【書評】 黒岩健一郎・牧口松二編著(2012)『なぜ、あの会社は顧客満足が高いのか:オーナーシップによる価値の創造』同友館(★★★★)

 武蔵大学の黒岩健一郎さんから昨年の夏に献本していただいた本である。分析対象企業が、わたしの友人が経営している会社がたくさん登場している。とても気になっていたので、ゼミの春合宿でテキストに指定した。CSが高いサービス業の特性を事例分析した本である。



 一般的に、複数の著者が著述に関与している本は、全体の枠組みが不統一になるものだが、本書は共通の枠組み(オーナーシップ)で括られているので、そうした不統一感がない。読後感がすっきりしている。
 研究方法としては、「比較事例研究」のアプローチを採用している。特定のサービス業種から、タイプの異なる複数の「優良企業」を選抜して、顧客満足が高い理由を解説していく手法である。たとえば、ザ・リッツ・カールトンとスーパーホテル(第2章)、スターバックスとドトールコーヒー(第3章)が対比される。
 キーワードは、「オーナーシップ」という概念である。会社の経営者だけでなく、従業員の「当事者意識」を表わした概念である。顧客接点にいる社員が、当事者意識を持って経営に参加することで、サービスに対する顧客満足が高まる仕組みを事例で説明している。

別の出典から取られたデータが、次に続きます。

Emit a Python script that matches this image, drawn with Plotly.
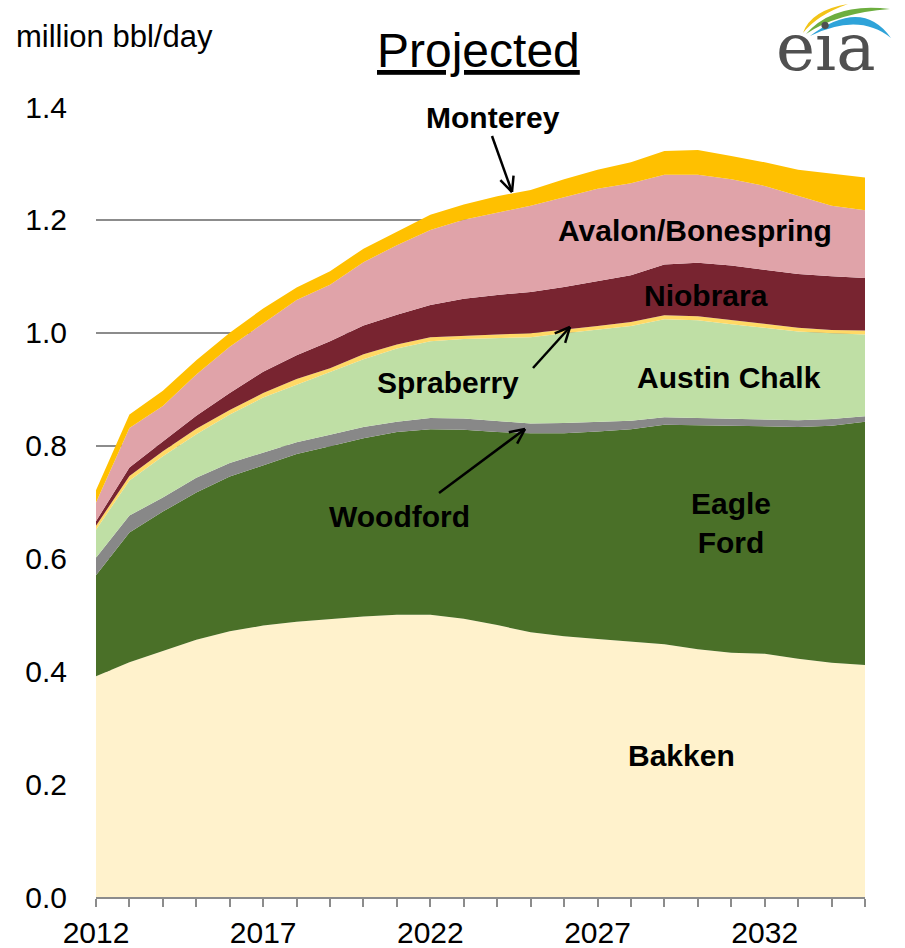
import math

import plotly.graph_objects as go

WIDTH, HEIGHT = 905, 948
MARGIN = {"l": 96, "r": 40, "t": 107, "b": 51}
PLOT_W = WIDTH - MARGIN["l"] - MARGIN["r"]
PLOT_H = HEIGHT - MARGIN["t"] - MARGIN["b"]
FONT = "Liberation Sans, Arial, sans-serif"

years = list(range(2012, 2036))
tick_labels = [str(y) if (y - 2012) % 5 == 0 else "" for y in years]

bakken = [0.391, 0.416, 0.436, 0.456, 0.471, 0.481, 0.488, 0.493, 0.497, 0.500, 0.500, 0.493,
          0.482, 0.469, 0.462, 0.457, 0.452, 0.448, 0.439, 0.433, 0.431, 0.422, 0.415, 0.411]
eagle_ford = [0.179, 0.230, 0.247, 0.261, 0.274, 0.284, 0.297, 0.306, 0.316, 0.324, 0.329, 0.335,
              0.342, 0.353, 0.360, 0.368, 0.377, 0.389, 0.397, 0.402, 0.404, 0.411, 0.420, 0.431]
woodford = [0.031, 0.030, 0.025, 0.026, 0.024, 0.023, 0.021, 0.020, 0.020, 0.018, 0.020, 0.020,
            0.020, 0.017, 0.018, 0.017, 0.015, 0.013, 0.013, 0.012, 0.012, 0.012, 0.012, 0.010]
austin_chalk = [0.050, 0.062, 0.073, 0.077, 0.086, 0.097, 0.102, 0.112, 0.120, 0.130, 0.136, 0.141,
                0.147, 0.153, 0.159, 0.163, 0.168, 0.174, 0.173, 0.168, 0.162, 0.157, 0.152, 0.145]
spraberry = [0.007, 0.008, 0.009, 0.010, 0.008, 0.008, 0.010, 0.006, 0.009, 0.007, 0.007, 0.006,
             0.006, 0.007, 0.006, 0.007, 0.007, 0.007, 0.007, 0.007, 0.006, 0.007, 0.006, 0.007]
niobrara = [0.008, 0.015, 0.017, 0.023, 0.030, 0.038, 0.042, 0.048, 0.051, 0.053, 0.057, 0.065,
            0.070, 0.073, 0.076, 0.079, 0.083, 0.090, 0.095, 0.097, 0.097, 0.095, 0.095, 0.093]
avalon_bonespring = [0.033, 0.070, 0.063, 0.073, 0.082, 0.086, 0.098, 0.100, 0.112, 0.123, 0.133, 0.140,
                     0.146, 0.153, 0.159, 0.164, 0.163, 0.159, 0.156, 0.153, 0.148, 0.138, 0.125, 0.120]
monterey = [0.022, 0.024, 0.027, 0.025, 0.025, 0.026, 0.022, 0.024, 0.024, 0.024, 0.027, 0.027,
            0.029, 0.028, 0.032, 0.034, 0.037, 0.042, 0.044, 0.041, 0.042, 0.047, 0.057, 0.058]

series = [
    ("Bakken", bakken, "#FFF2CC"),
    ("Eagle Ford", eagle_ford, "#4A7028"),
    ("Woodford", woodford, "#888888"),
    ("Austin Chalk", austin_chalk, "#BFDFA5"),
    ("Spraberry", spraberry, "#FFD966"),
    ("Niobrara", niobrara, "#782430"),
    ("Avalon/Bonespring", avalon_bonespring, "#E0A3A9"),
    ("Monterey", monterey, "#FFC000"),
]


def paper(px, py):
    # page pixel -> plot paper fraction
    return (px - MARGIN["l"]) / PLOT_W, (HEIGHT - MARGIN["b"] - py) / PLOT_H


def label(text, px, py, size=30, bold=True, color="black", family=FONT, xanchor="center"):
    x, y = paper(px, py)
    return dict(
        text=f"<b>{text}</b>" if bold else text,
        x=x, y=y, xref="paper", yref="paper",
        xanchor=xanchor, yanchor="middle", showarrow=False,
        font={"family": family, "size": size, "color": color},
    )


def arrow(tail, head, head_len=15, head_half=7):
    x0, y0 = tail
    x1, y1 = head
    dx, dy = x1 - x0, y1 - y0
    n = math.hypot(dx, dy)
    ux, uy = dx / n, dy / n
    bx, by = x1 - ux * head_len, y1 - uy * head_len
    shapes = []
    for a, b in ((tail, head),
                 ((bx - uy * head_half, by + ux * head_half), head),
                 ((bx + uy * head_half, by - ux * head_half), head)):
        ax_, ay_ = paper(*a)
        bx_, by_ = paper(*b)
        shapes.append(dict(type="line", xref="paper", yref="paper",
                           x0=ax_, y0=ay_, x1=bx_, y1=by_,
                           line={"color": "black", "width": 2.5}))
    return shapes


def swoosh(p0, c_outer, p1, c_inner, color):
    pts = [paper(*p) for p in (p0, c_outer, p1, c_inner)]
    (a, b), (c, d), (e, f), (g, h) = pts
    path = f"M {a},{b} Q {c},{d} {e},{f} Q {g},{h} {a},{b} Z"
    return dict(type="path", xref="paper", yref="paper", path=path,
                fillcolor=color, line={"width": 0})


fig = go.Figure()
for name, values, color in series:
    fig.add_trace(
        go.Scatter(
            x=years, y=values, name=name, mode="lines",
            stackgroup="one", line={"width": 0, "color": color},
            fillcolor=color, hoverinfo="x+y+name",
        )
    )

annotations = [
    label("Monterey", 493, 118),
    label("Avalon/Bonespring", 695, 230),
    label("Niobrara", 706, 295),
    label("Austin Chalk", 729, 377),
    label("Spraberry", 448, 382),
    label("Woodford", 399, 516),
    label("Eagle<br>Ford", 731, 523),
    label("Bakken", 681, 755),
    label("million bbl/day", 14, 37, size=31, bold=False, xanchor="left"),
    label("<u>Projected</u>", 478, 50, size=48, bold=False),
    label("eia", 826, 47, size=66, bold=False, color="#505050",
          family="DejaVu Serif, Liberation Serif, serif"),
]

shapes = []
shapes += arrow((492, 136), (512, 192))
shapes += arrow((533, 368), (570, 327))
shapes += arrow((439, 493), (525, 429))
shapes.append(swoosh((803, 33), (811, 10), (848, 4), (817, 15), "#F2C418"))
shapes.append(swoosh((806, 34), (834, 2), (890, 9), (837, 13), "#6DAE3F"))
shapes.append(swoosh((810, 36), (862, -3), (891, 38), (859, 12), "#2EA3D9"))

fig.update_layout(
    width=WIDTH,
    height=HEIGHT,
    margin=MARGIN,
    autosize=False,
    paper_bgcolor="white",
    plot_bgcolor="white",
    showlegend=False,
    font={"family": FONT, "size": 30, "color": "black"},
    annotations=annotations,
    shapes=shapes,
    xaxis={
        "range": [2012, 2035],
        "tickmode": "array",
        "tickvals": years,
        "ticktext": tick_labels,
        "ticks": "outside",
        "ticklen": 8,
        "tickwidth": 2,
        "tickcolor": "#8c8c8c",
        "showline": True,
        "linecolor": "#8c8c8c",
        "linewidth": 2,
        "showgrid": False,
        "zeroline": False,
        "automargin": False,
        "tickfont": {"size": 30},
    },
    yaxis={
        "range": [0, 1.4],
        "dtick": 0.2,
        "tickformat": ".1f",
        "showgrid": True,
        "gridcolor": "#8c8c8c",
        "gridwidth": 2,
        "zeroline": False,
        "showline": False,
        "ticks": "",
        "automargin": False,
        "ticklabelstandoff": 28,
        "tickfont": {"size": 30},
    },
)

fig.write_html(
    "out.html",
    config={"displayModeBar": False},
    post_script="document.body.style.margin='0';",
)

 10数年前に、ヘスケットら、ハーバード大学のサービス研究グループが「サービス・プロフィット・チェーン(SPC)」の概念を提唱した。すなわち、CS(顧客満足)が高いとES(従業員満足)も高くなり、結果として利益が高くなる。SPCの公理をバージョンアップしたのが、2010年に黒岩さんたちが翻訳した『OQ(オーナーシップ指数)』(同友館)である。
 本書の位置づけは、わが国の優秀サービスの事例を用いて、「日本版オーナーシップ・モデル」を提示していることである。これ(日本版)が、オリジナルのモデル(OQ)とどのような関係にあるのかが示されると、さらに説得的だったような気がする。

 興味深いのは、5つの比較対照事例(カフェ、アパレル、回転すし、生命保険、ホテル)から、ふたつのタイプの「オーナーシップ・モデル」を抽出したことである。すなわち、「カスタマイズ型」と「ユニバーサル型」という典型である。このふたつは、提供すべき顧客価値が異なるので、どちらも高いCSを提供するのだが、そのときに必要とされるオーナーシップの形も異なるというわけである。
 いまひとつ分析を踏み込むとしたら、つぎの二点にチャレンジしてもらえば、もっと本書が深みのある書き物になったと考える。

1 現実的には4つのパターンが存在?
 カスタマイズ型とユニバーサル型の変種(バリエーション)として、中間形態があるのではないか?もう一つの軸は、顧客ターゲットとサービスの提供方式の違い 

2 ダイナミックな分析(変異モデル)
 両方の典型は、競争環境が変わることで時間とともに変化していく。その調整のメカニズムを示すことで、新たな適応モデルが提示できる。サービス業ではそうして挑戦が役に立つ。